Rouh rejected claims that the paper had targeted the hijab.
“We did not speak against the hijab, nor did we intend to create controversy,” Rouh said. He added that the newspaper had fulfilled its journalistic duty by interviewing both the complainant and the accused’s lawyer in what he called “a balanced, professional report.”
The hardline website Mashregh News claimed, citing an informed source, that Iran’s Press Supervisory Board had already issued three formal warnings to Ham-Mihan in recent months.
It alleged that one of the paper’s violations was serious enough to be referred to court and that “a judicial verdict is imminent," without elaborating.
Mashregh further accused the paper of intentionally publishing the rape case article by journalist Elaheh Mohammadi — who was imprisoned in 2022 for reporting on the death of Mahsa Amini — shortly before a potential suspension.
“The behavior of Ham-Mihan’s managers in assigning a project to a journalist with a history of arrest for security issues, whose past reporting triggered one of the country’s deepest crises, is now under review,” the outlet wrote.
Hardliners on the offensive
State-aligned outlets quickly turned the incident into a political storm. The official Mehr news agency said Ham-Mihan had been taken down for “violating professional ethics.” Tasnim, affiliated with the Revolutionary Guards, accused the paper of “a deliberate insult to the traditions of a large portion of Iranian women.”
Online, conservative commentators called the newspaper’s decision immoral.
Filmmaker Mikail Diani claimed it showed “malice and an effort to create social division,” while Fatemeh Raygani, a philosophy researcher, wrote on X that the report had “polluted the symbol of the black chador with a story of (alleged) sexual assault.”
Not the first time
The closure of Ham-Mihan underscores the precarious position of moderate media in Iran, where professional reporting on sensitive social issues can quickly provoke accusations of immorality or political subversion, leaving editors and reporters under intense scrutiny from authorities and the public alike.
Ham-Mihan, run by Gholamhossein Karbaschi — a senior member of the centrist Executives of Construction Party and a former Tehran mayor — was relaunched in July 2022 after previous suspensions.
It has faced closure twice before, in 1999 and 2008. Since its relaunch in 2022, it has drawn scrutiny for its coverage of gender and social issues.
Karbaschi told Eco Iran a few days ago that several of his reporters were summoned and threatened by Revolutionary Guards intelligence agents after publishing a piece on challenges facing female heads of households.

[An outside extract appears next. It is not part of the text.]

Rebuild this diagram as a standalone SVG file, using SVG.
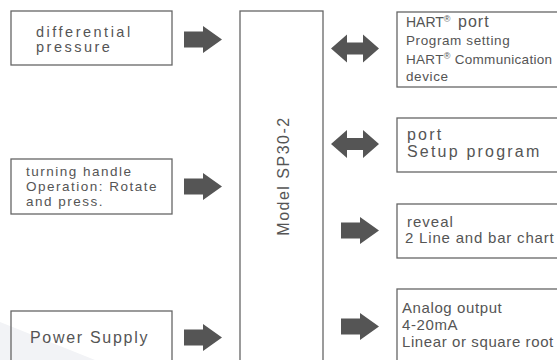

“What threat can a newspaper with a circulation of one or two thousand pose to the state?” he asked.
The dispute comes amid intensifying pressure on Iran’s press. According to the Defense of Free Information organization (DeFFI), at least 95 journalists and outlets faced legal or security action in the first half of 2025, with six reporters temporarily detained and collective prison sentences exceeding 22 years.
Some observers believe the main reason for the action taken against Ham-Mihan was reporting the alleged rape case itself.
Veteran reformist columnist Ahmad Zeidabadi wrote: “In a country where you can’t even report on a private criminal case, what need is there for newspapers at all? State TV and Kayhan (which is funded by the Supreme Leader’s office) are enough.”